The kindly looks of writer friends who let drop the number of new twitter followers they get every seven seconds.
The confit you must swallow when you show up at a bookstore for a reading and there is no audience, or there is one psychotic man pulling flies from the air and a ten year-old, and you have to decide whether to put your chin up, smile, and read, or find a hole to vomit into.
The sweet, ingratiating smiles from well-meaning people, at whom you must smile graciously when they tell you they are so eager to read the book you worked on for ten years at less than slave wages, and will get it from the library.
The other well-meaning people who, thinking they are helping you and not knowing, perhaps, that you have to buy your own book, tell you they want to give your book to someone who will love it, and could just you send them one to give to the friend for a gift?
The kindly meant but misguided question put to you by your very best friends, and everyone else, after your book comes out: “How is the book doing?” The friends have no idea how this scrapes the writer’s oozing, ever-raw wounds. “How is the book doing?” Now what does that “doing” mean? People mean well, they are not really thinking, but I’m pretty sure that sentence means, if I am not mistaken (and writers eating this daily humiliation fare can most certainly be deranged), “How much money are you making?” Or: “Just how worthwhile an author are you?” The same goes for “What was the print run?” This is the question, the cherry on top that some people who really badly want to know how much you have made, push on to ask.
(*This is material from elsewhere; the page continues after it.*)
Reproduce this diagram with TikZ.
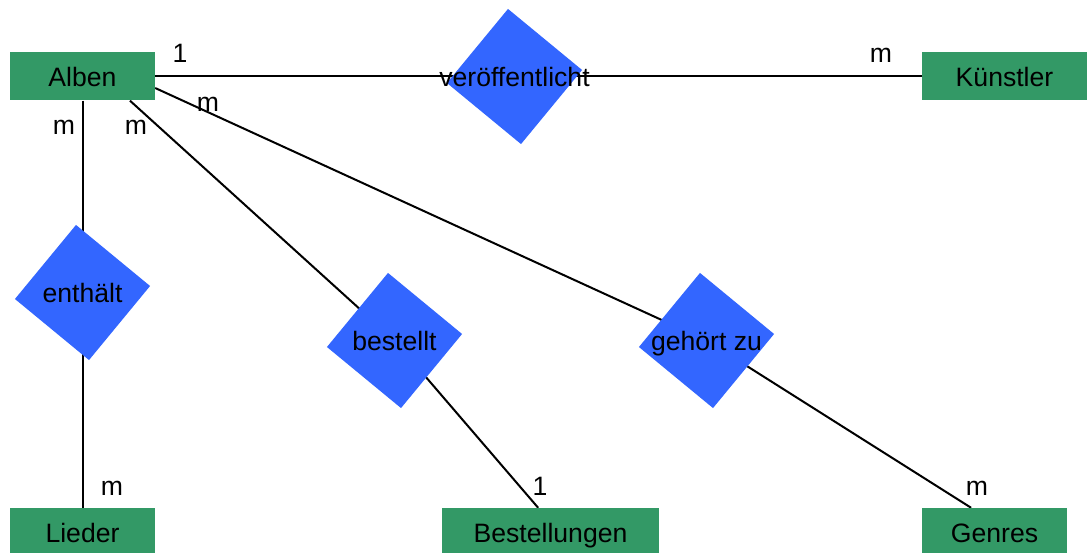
\documentclass[tikz,border=0pt]{standalone}
\usepackage{fontspec}
\setmainfont{Liberation Sans}
\usepackage{tikz}
\usetikzlibrary{backgrounds}

\definecolor{entgreen}{RGB}{51,153,102}
\definecolor{relblue}{RGB}{51,102,255}

\tikzset{
  entity/.style={fill=entgreen,minimum height=48pt,inner sep=0pt,text height=20pt,text depth=0pt},
  relation/.style={fill=relblue,minimum size=96pt,inner sep=0pt,rotate=50.5},
  reltext/.style={inner sep=0pt,text height=20pt,text depth=0pt},
  card/.style={anchor=base,inner sep=0pt},
  conn/.style={line width=2pt}
}

\begin{document}
\begin{tikzpicture}[x=1pt,y=-1pt,font=\fontsize{26.6}{32}\selectfont]
          \useasboundingbox (0,0) rectangle (1087,553);
          % entities
          \node[entity,minimum width=145pt] (alben)     at (82.5,76.5)   {Alben};
          \node[entity,minimum width=165pt] (kuenstler) at (1004.5,76.5) {Künstler};
          \node[entity,minimum width=145pt] (lieder)    at (82.5,532)    {Lieder};
          \node[entity,minimum width=217pt] (bestellungen) at (550.5,532) {Bestellungen};
          \node[entity,minimum width=145pt] (genres)    at (994.5,532)   {Genres};
          % relations
          \node[relation] (veroeff) at (514.5,76.5)  {};
          \node[reltext]  (veroeffT) at (veroeff)    {veröffentlicht};
          \node[relation] (enthaelt) at (82.5,292.5) {};
          \node[reltext]  (enthaeltT) at (enthaelt)  {enthält};
          \node[relation] (bestellt) at (394.5,340.5) {};
          \node[reltext]  (bestelltT) at (bestellt)  {bestellt};
          \node[relation] (gehoert) at (706.5,340.5) {};
          \node[reltext]  (gehoertT) at (gehoert)    {gehört zu};
          % cardinalities
          \node[card] (c1) at (180,63)  {1};
          \node[card] (c2) at (881,63)  {m};
          \node[card] (c3) at (64,135)  {m};
          \node[card] (c4) at (136,135) {m};
          \node[card] (c5) at (208,112) {m};
          \node[card] (c6) at (112,495) {m};
          \node[card] (c7) at (540,495) {1};
          \node[card] (c8) at (977,495) {m};
          \begin{scope}[on background layer]
            \draw[conn] (alben.east) -- (veroeff.center) -- (kuenstler.west);
            \draw[conn] (alben.south) -- (enthaelt.center) -- (lieder.north);
            \draw[conn] (alben.-27) -- (bestellt.center) -- (bestellungen.117);
            \draw[conn] (alben.-9) -- (gehoert.center) -- (genres.134);
          \end{scope}
\end{tikzpicture}
\end{document}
Who else do we greet by asking how much money they are making?
Here is the truth, the secret answer to that eager question, “How is the book doing?” Let me herewith dispense with the common illusion held by those outside the club: that writers make money. These are the facts: Advances for books are minuscule for most writers: from $0 to $25,000. Bottom line: not enough to live on even for one year. Seven out of ten books do not make even these tiny advances back, so seven out of ten writers receive no royalties at all. As for royalties, a writer typically receives ten percent of the cover price for the first 250,000 copies sold. This means, for a book listed for $25, the writer will receive, if the advance has been earned back, $2.50 per book.
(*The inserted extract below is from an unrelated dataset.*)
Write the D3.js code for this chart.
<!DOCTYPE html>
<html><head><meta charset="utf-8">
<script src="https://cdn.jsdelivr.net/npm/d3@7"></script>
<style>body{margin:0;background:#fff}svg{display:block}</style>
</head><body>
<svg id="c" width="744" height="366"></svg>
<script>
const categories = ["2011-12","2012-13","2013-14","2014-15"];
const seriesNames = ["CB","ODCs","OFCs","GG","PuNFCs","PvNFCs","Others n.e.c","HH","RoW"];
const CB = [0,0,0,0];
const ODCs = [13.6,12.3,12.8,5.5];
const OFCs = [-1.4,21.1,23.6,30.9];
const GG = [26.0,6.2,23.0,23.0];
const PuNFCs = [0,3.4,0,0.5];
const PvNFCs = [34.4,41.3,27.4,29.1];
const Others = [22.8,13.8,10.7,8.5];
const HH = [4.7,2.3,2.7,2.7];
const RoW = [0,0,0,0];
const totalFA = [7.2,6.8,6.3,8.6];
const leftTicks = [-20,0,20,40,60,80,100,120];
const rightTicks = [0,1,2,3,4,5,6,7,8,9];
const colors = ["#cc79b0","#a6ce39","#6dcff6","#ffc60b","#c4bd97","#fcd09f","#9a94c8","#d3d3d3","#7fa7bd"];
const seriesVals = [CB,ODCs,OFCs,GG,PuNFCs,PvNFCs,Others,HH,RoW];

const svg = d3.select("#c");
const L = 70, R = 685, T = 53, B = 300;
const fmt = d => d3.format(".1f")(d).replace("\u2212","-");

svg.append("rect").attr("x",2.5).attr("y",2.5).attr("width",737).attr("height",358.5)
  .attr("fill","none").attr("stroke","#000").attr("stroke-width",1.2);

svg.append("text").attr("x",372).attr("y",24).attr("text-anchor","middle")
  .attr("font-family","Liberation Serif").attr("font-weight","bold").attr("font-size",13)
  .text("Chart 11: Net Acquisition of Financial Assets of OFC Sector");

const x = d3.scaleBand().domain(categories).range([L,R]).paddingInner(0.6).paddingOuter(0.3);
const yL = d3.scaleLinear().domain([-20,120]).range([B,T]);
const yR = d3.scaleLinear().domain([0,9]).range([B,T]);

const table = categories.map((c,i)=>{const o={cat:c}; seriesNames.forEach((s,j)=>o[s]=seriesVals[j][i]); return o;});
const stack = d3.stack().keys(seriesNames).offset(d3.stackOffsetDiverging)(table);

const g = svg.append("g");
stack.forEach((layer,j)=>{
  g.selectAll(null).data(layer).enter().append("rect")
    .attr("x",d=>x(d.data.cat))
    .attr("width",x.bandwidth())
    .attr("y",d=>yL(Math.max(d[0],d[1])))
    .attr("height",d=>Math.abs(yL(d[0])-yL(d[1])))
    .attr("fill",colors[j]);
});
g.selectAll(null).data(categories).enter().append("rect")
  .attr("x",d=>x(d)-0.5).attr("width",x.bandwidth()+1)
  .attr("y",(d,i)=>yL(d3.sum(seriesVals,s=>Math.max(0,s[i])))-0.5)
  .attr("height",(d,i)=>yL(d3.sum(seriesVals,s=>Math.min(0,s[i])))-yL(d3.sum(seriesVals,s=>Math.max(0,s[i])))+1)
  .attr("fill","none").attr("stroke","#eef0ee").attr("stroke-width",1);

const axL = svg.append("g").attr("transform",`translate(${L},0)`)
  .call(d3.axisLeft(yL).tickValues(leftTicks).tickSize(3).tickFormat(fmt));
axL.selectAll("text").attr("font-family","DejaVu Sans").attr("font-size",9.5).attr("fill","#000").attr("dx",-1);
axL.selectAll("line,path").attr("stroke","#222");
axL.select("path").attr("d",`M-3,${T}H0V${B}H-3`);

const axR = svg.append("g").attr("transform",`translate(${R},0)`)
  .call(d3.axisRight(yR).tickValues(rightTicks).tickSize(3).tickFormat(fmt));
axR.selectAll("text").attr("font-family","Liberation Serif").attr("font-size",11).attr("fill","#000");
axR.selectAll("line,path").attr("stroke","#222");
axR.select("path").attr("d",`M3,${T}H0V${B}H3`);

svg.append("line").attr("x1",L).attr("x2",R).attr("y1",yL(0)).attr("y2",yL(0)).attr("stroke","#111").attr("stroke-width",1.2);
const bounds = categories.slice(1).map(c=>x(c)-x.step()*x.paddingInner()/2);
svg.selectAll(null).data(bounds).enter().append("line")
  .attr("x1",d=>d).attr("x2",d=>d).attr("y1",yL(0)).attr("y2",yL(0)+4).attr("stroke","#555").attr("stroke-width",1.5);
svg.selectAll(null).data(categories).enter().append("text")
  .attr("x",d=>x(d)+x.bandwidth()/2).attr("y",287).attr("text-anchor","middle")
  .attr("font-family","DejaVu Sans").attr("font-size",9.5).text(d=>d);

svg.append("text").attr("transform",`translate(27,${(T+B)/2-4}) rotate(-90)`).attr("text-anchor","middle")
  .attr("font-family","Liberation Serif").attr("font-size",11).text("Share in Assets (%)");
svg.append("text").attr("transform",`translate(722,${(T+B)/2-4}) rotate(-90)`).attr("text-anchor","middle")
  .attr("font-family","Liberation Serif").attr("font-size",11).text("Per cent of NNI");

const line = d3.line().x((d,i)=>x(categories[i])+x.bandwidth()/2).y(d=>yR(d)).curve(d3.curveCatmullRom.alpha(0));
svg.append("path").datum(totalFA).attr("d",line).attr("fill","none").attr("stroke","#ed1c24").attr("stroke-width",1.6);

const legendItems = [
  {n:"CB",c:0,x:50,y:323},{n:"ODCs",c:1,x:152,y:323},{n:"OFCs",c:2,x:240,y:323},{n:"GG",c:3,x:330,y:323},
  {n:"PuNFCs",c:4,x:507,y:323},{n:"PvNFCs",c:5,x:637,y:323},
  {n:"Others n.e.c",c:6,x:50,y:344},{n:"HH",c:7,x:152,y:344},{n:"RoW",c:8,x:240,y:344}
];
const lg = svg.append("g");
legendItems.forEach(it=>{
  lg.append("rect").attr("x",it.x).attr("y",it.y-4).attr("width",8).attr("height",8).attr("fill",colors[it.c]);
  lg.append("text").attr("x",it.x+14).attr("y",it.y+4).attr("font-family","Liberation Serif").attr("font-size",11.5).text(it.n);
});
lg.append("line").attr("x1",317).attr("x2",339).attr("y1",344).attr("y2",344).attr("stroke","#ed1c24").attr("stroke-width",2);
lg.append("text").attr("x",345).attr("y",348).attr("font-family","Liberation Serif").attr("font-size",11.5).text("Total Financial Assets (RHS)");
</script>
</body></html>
And as for sales ambitions, everyone assumes—in this America where we believe we can achieve anything we put our minds to and where anyone not a millionaire just isn’t working hard enough or is a self-promotion wimp—that every author any good would be making sales in the six figures. Publisher’s Weekly reported in January, 2012 that the average U.S. nonfiction book now sells fewer than 250 copies per year, and fewer than 3000 over its lifetime. And moreover, as the wonderful, best-selling author Anne Lamott has said—to paraphrase her—no matter how much praise you receive or how high your royalties are, it is never enough to feel worthy in this measure-people-by-money land we live in. Whenever you look up your sales, it is humiliating because, as she would probably put it: if you’re any good, you should make as much as God would if she’d written a book. Keep in mind that Virginia Woolf hoped fervently that one of her books might sell 500 copies. I won’t go into why the books that do sell, sell, but it is not always their literary quality.
The last, fast gulp of the dawn-to-dusk humiliation, of spending your time in an activity that everyone in America views as self-indulgent unless you are making the income of Stephen King. Let me tell you, writers are afflicted beings—afflicted with the need to make arrangements of words. They have to do it, like others have to eat donuts, but they sacrifice financial security and suffer daily, second-by-second humiliation to put forth their scribbling to the world.
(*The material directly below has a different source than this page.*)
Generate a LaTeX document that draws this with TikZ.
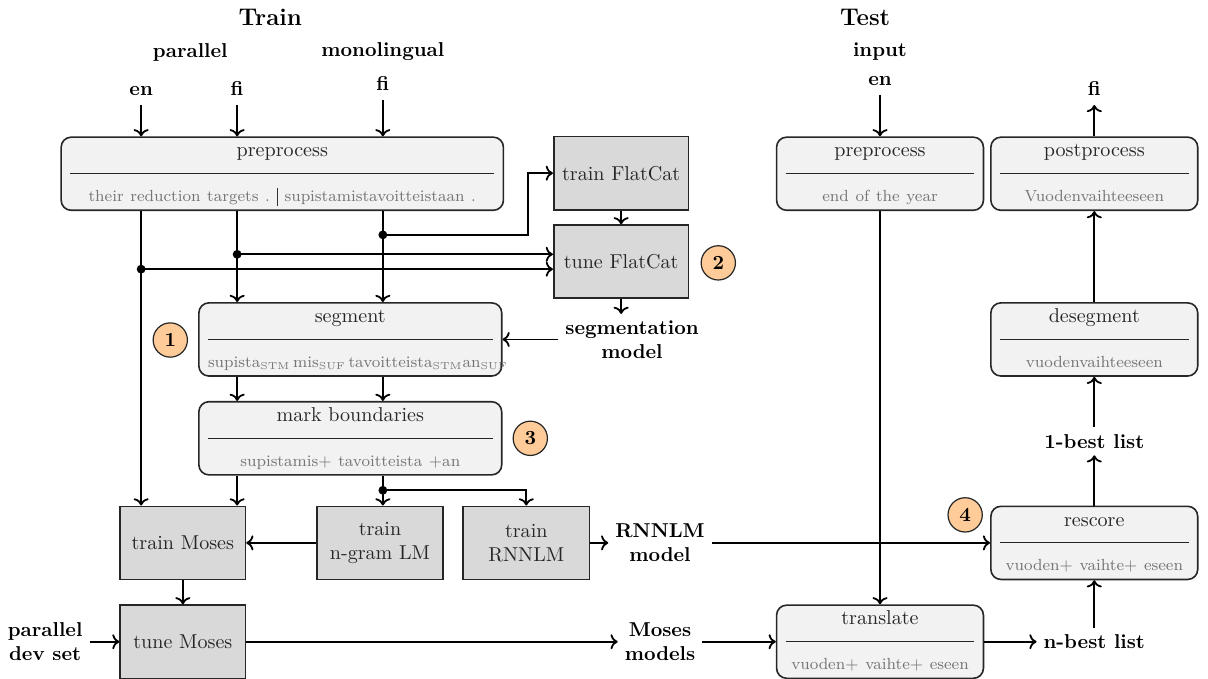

“Writing is like prostitution,” a wise friend and wonderful writer commented to me recently. As a writer, you strip down, put out your best wares for all to see, and stand there at the corner, being brave, sucking in your belly, hoping to get a sale. And each moment of each day on that corner, even when you know you’re looking your best and you’ve produced something of real quality, you are subject to mortifying humiliation.